>> Start Data provided

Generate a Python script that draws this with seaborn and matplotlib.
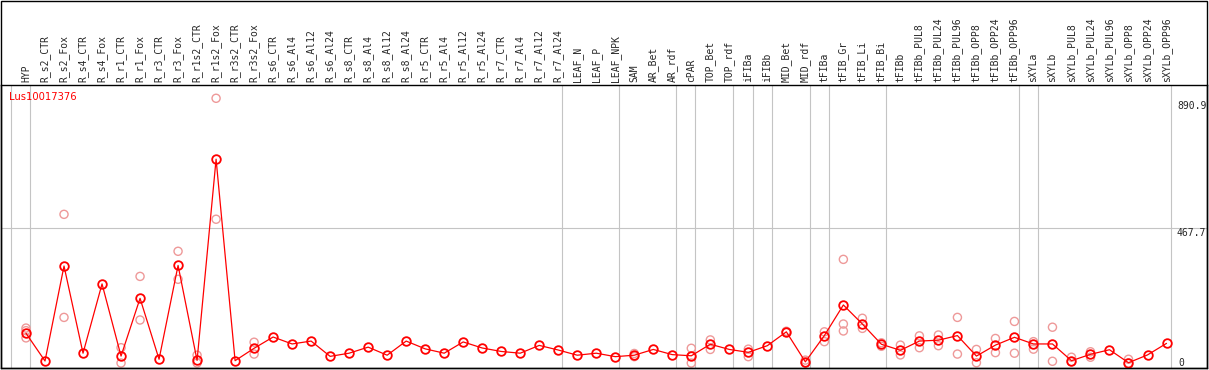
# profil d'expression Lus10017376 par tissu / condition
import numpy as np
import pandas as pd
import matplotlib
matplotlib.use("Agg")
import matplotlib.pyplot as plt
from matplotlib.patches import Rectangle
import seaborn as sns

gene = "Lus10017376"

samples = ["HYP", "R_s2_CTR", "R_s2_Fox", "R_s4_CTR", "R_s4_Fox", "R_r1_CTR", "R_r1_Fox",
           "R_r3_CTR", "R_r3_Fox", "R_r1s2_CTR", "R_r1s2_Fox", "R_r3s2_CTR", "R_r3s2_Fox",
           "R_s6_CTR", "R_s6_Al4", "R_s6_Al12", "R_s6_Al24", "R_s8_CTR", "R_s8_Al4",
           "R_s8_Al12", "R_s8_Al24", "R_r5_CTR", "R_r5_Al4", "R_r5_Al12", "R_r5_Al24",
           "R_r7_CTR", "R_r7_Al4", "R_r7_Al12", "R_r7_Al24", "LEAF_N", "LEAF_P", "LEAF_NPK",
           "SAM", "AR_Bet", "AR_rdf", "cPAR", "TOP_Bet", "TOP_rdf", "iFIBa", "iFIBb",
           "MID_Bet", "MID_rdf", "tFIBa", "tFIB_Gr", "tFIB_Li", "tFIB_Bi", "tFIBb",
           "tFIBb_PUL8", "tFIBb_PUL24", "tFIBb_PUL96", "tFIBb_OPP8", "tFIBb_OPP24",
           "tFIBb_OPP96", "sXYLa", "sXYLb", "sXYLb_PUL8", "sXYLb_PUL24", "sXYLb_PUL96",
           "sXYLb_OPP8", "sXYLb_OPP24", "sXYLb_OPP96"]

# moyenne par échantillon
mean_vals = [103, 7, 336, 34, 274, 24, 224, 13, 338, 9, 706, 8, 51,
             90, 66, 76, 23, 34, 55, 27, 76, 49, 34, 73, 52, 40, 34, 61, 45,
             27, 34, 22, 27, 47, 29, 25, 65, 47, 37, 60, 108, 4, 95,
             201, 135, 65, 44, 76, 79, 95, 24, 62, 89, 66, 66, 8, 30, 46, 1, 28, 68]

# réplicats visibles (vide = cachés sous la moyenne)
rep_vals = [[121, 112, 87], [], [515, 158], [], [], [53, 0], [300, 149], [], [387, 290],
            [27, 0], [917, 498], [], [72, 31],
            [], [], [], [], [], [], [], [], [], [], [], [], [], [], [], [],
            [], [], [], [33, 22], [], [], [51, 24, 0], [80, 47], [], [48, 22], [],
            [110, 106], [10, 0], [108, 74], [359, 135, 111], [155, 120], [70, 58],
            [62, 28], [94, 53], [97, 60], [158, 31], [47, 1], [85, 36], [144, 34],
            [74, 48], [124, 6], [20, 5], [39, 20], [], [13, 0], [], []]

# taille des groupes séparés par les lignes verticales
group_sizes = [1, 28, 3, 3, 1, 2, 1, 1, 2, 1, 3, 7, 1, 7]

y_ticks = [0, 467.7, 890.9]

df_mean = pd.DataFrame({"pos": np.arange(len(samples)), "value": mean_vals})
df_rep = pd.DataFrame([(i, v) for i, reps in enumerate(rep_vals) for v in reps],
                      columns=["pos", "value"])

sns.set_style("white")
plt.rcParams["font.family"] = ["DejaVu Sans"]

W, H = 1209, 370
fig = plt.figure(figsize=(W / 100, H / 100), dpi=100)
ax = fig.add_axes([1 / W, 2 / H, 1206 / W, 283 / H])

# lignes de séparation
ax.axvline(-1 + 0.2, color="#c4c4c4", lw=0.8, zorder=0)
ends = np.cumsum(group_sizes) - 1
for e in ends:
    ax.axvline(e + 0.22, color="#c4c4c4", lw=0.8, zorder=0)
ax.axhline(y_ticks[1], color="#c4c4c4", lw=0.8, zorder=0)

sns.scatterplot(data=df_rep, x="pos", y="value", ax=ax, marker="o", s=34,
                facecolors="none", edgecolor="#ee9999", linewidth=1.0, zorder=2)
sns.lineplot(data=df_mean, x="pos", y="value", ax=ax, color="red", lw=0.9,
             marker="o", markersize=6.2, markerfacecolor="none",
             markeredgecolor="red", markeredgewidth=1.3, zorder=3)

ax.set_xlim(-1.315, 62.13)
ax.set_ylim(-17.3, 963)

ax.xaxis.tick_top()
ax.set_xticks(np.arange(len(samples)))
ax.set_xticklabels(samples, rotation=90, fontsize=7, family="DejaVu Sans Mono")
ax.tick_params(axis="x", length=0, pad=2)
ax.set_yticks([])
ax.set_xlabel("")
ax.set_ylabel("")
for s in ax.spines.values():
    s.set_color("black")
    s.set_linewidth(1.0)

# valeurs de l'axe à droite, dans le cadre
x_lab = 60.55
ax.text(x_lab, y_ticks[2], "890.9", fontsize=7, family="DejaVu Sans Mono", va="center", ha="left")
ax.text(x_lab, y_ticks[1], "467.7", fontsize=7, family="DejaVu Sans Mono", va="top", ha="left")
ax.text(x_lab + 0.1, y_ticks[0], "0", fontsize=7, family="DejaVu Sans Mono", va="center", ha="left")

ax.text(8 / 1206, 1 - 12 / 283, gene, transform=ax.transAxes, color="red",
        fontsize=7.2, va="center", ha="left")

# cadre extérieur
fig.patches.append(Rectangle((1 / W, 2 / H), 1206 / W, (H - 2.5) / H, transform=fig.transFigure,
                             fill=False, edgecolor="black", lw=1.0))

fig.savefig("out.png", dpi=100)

>> End Data provided

> Prompt:
Quote the data exactly, leaving every image out of the copy.

> The solution:
Generate a Python script that draws this with seaborn and matplotlib.
# profil d'expression Lus10017376 par tissu / condition
import numpy as np
import pandas as pd
import matplotlib
matplotlib.use("Agg")
import matplotlib.pyplot as plt
from matplotlib.patches import Rectangle
import seaborn as sns

gene = "Lus10017376"

samples = ["HYP", "R_s2_CTR", "R_s2_Fox", "R_s4_CTR", "R_s4_Fox", "R_r1_CTR", "R_r1_Fox",
           "R_r3_CTR", "R_r3_Fox", "R_r1s2_CTR", "R_r1s2_Fox", "R_r3s2_CTR", "R_r3s2_Fox",
           "R_s6_CTR", "R_s6_Al4", "R_s6_Al12", "R_s6_Al24", "R_s8_CTR", "R_s8_Al4",
           "R_s8_Al12", "R_s8_Al24", "R_r5_CTR", "R_r5_Al4", "R_r5_Al12", "R_r5_Al24",
           "R_r7_CTR", "R_r7_Al4", "R_r7_Al12", "R_r7_Al24", "LEAF_N", "LEAF_P", "LEAF_NPK",
           "SAM", "AR_Bet", "AR_rdf", "cPAR", "TOP_Bet", "TOP_rdf", "iFIBa", "iFIBb",
           "MID_Bet", "MID_rdf", "tFIBa", "tFIB_Gr", "tFIB_Li", "tFIB_Bi", "tFIBb",
           "tFIBb_PUL8", "tFIBb_PUL24", "tFIBb_PUL96", "tFIBb_OPP8", "tFIBb_OPP24",
           "tFIBb_OPP96", "sXYLa", "sXYLb", "sXYLb_PUL8", "sXYLb_PUL24", "sXYLb_PUL96",
           "sXYLb_OPP8", "sXYLb_OPP24", "sXYLb_OPP96"]

# moyenne par échantillon
mean_vals = [103, 7, 336, 34, 274, 24, 224, 13, 338, 9, 706, 8, 51,
             90, 66, 76, 23, 34, 55, 27, 76, 49, 34, 73, 52, 40, 34, 61, 45,
             27, 34, 22, 27, 47, 29, 25, 65, 47, 37, 60, 108, 4, 95,
             201, 135, 65, 44, 76, 79, 95, 24, 62, 89, 66, 66, 8, 30, 46, 1, 28, 68]

# réplicats visibles (vide = cachés sous la moyenne)
rep_vals = [[121, 112, 87], [], [515, 158], [], [], [53, 0], [300, 149], [], [387, 290],
            [27, 0], [917, 498], [], [72, 31],
            [], [], [], [], [], [], [], [], [], [], [], [], [], [], [], [],
            [], [], [], [33, 22], [], [], [51, 24, 0], [80, 47], [], [48, 22], [],
            [110, 106], [10, 0], [108, 74], [359, 135, 111], [155, 120], [70, 58],
            [62, 28], [94, 53], [97, 60], [158, 31], [47, 1], [85, 36], [144, 34],
            [74, 48], [124, 6], [20, 5], [39, 20], [], [13, 0], [], []]

# taille des groupes séparés par les lignes verticales
group_sizes = [1, 28, 3, 3, 1, 2, 1, 1, 2, 1, 3, 7, 1, 7]

y_ticks = [0, 467.7, 890.9]

df_mean = pd.DataFrame({"pos": np.arange(len(samples)), "value": mean_vals})
df_rep = pd.DataFrame([(i, v) for i, reps in enumerate(rep_vals) for v in reps],
                      columns=["pos", "value"])

sns.set_style("white")
plt.rcParams["font.family"] = ["DejaVu Sans"]

W, H = 1209, 370
fig = plt.figure(figsize=(W / 100, H / 100), dpi=100)
ax = fig.add_axes([1 / W, 2 / H, 1206 / W, 283 / H])

# lignes de séparation
ax.axvline(-1 + 0.2, color="#c4c4c4", lw=0.8, zorder=0)
ends = np.cumsum(group_sizes) - 1
for e in ends:
    ax.axvline(e + 0.22, color="#c4c4c4", lw=0.8, zorder=0)
ax.axhline(y_ticks[1], color="#c4c4c4", lw=0.8, zorder=0)

sns.scatterplot(data=df_rep, x="pos", y="value", ax=ax, marker="o", s=34,
                facecolors="none", edgecolor="#ee9999", linewidth=1.0, zorder=2)
sns.lineplot(data=df_mean, x="pos", y="value", ax=ax, color="red", lw=0.9,
             marker="o", markersize=6.2, markerfacecolor="none",
             markeredgecolor="red", markeredgewidth=1.3, zorder=3)

ax.set_xlim(-1.315, 62.13)
ax.set_ylim(-17.3, 963)

ax.xaxis.tick_top()
ax.set_xticks(np.arange(len(samples)))
ax.set_xticklabels(samples, rotation=90, fontsize=7, family="DejaVu Sans Mono")
ax.tick_params(axis="x", length=0, pad=2)
ax.set_yticks([])
ax.set_xlabel("")
ax.set_ylabel("")
for s in ax.spines.values():
    s.set_color("black")
    s.set_linewidth(1.0)

# valeurs de l'axe à droite, dans le cadre
x_lab = 60.55
ax.text(x_lab, y_ticks[2], "890.9", fontsize=7, family="DejaVu Sans Mono", va="center", ha="left")
ax.text(x_lab, y_ticks[1], "467.7", fontsize=7, family="DejaVu Sans Mono", va="top", ha="left")
ax.text(x_lab + 0.1, y_ticks[0], "0", fontsize=7, family="DejaVu Sans Mono", va="center", ha="left")

ax.text(8 / 1206, 1 - 12 / 283, gene, transform=ax.transAxes, color="red",
        fontsize=7.2, va="center", ha="left")

# cadre extérieur
fig.patches.append(Rectangle((1 / W, 2 / H), 1206 / W, (H - 2.5) / H, transform=fig.transFigure,
                             fill=False, edgecolor="black", lw=1.0))

fig.savefig("out.png", dpi=100)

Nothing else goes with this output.